Kan ik een bloedtransfusie weigeren
Ja, u of uw kind kind kan een bloedtransfusie weigeren. Bedenkt u daarbij wel dat er in het algemeen weinig andere mogelijkheden zijn. Sommige operaties of behandelingen kunnen zelfs niet worden uitgevoerd zonder bloedtransfusie.
Bespreek uw twijfels ten aanzien van de bloedtransfusie tijdig met uw behandelend arts of de klinisch chemicus (transfusiedeskundige) van het Klinisch Chemisch en Hematologisch Laboratorium.
Meer weten
In deze folder hebt u het een en ander kunnen lezen over bloedtransfusie. Mocht u na het lezen nog vragen of opmerkingen hebben, legt u deze dan gerust voor aan uw behandelend arts of aan de klinisch chemicus van het Klinisch Chemisch en Hematologisch Laboratorium. De klinische chemicus is bereikbaar op telefoonnummer (0314) 32 94 07.
Tot slot
Als u bloed nodig heeft, dan is het er. Vanzelfsprekend. Help mee om dat vanzelfsprekend te houden. Spreek erover met mensen in uw omgeving. Iedereen tussen 18 en 70 jaar die gezond is, kan bloeddonor zijn. Meer informatie kunt u krijgen bij de bloedbank in uw regio.
Colofon
De tekst in deze folder is gedeeltelijk afkomstig uit de folder van Stichting Sanquin.
Hoe gaan wij om met vertrouwelijke gegevens van uw kind
Zodra uw kind in het ziekenhuis komt, leggen wij persoonlijke gegevens over hem/haar digitaal vast. Die gegevens zijn geheim. Alleen de arts die uw kind behandelt en de zorgverleners die bij de behandeling betrokken zijn mogen deze gegevens inzien. U mag de gegevens van uw kind inzien als uw kind jonger is dan 12 jaar. Is uw kind 12 jaar of ouder, dan moet uw kind hiervoor toestemming geven.
Het ziekenhuis is verplicht om de kwaliteit van zorg te bewaken en verbeteren. Daarom kan het nodig zijn om gegevens te verstrekken aan personen binnen of buiten het ziekenhuis. Het verstrekken van gegevens is aan wettelijke regels gebonden (zie het 'Privacyreglement Patiënten', vraag ernaar bij uw zorgverlener). De kinderartsen vinden dat ook artsen die werkzaam zijn bij het consultatiebureau alle belangrijke medische informatie over uw kind moeten hebben. Deze informatie wordt daarom standaard doorgestuurd aan de arts van het consultatiebureau en zo nodig de schoolarts. Mocht u hier bezwaar tegen hebben, dan kunt u dat mondeling én schriftelijk kenbaar maken bij de kinderarts die uw kind behandeld.

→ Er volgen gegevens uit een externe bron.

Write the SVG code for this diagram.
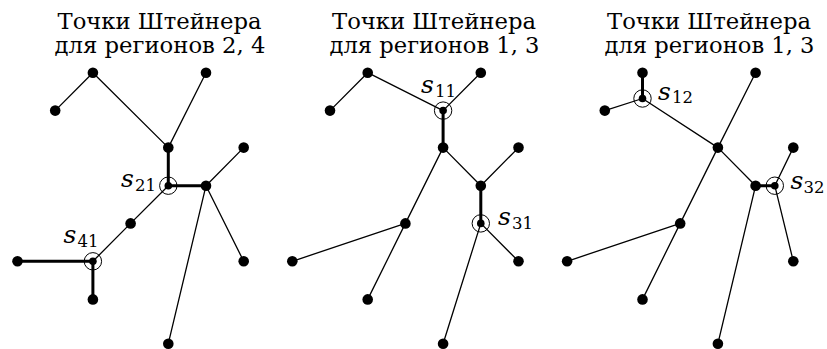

Daarnaast kunnen de huisarts, de huisartsenpost en de apotheker een samenvatting van de medische gegevens inzien bij spoedeisende zorg buiten praktijkuren. Meer informatie kunt u lezen in de folder '
Uw rechten en plichten als patiënt'. Deze folder kunt u raadplegen op www.slingeland.nl (klik op: Patiënteninfo > Folders).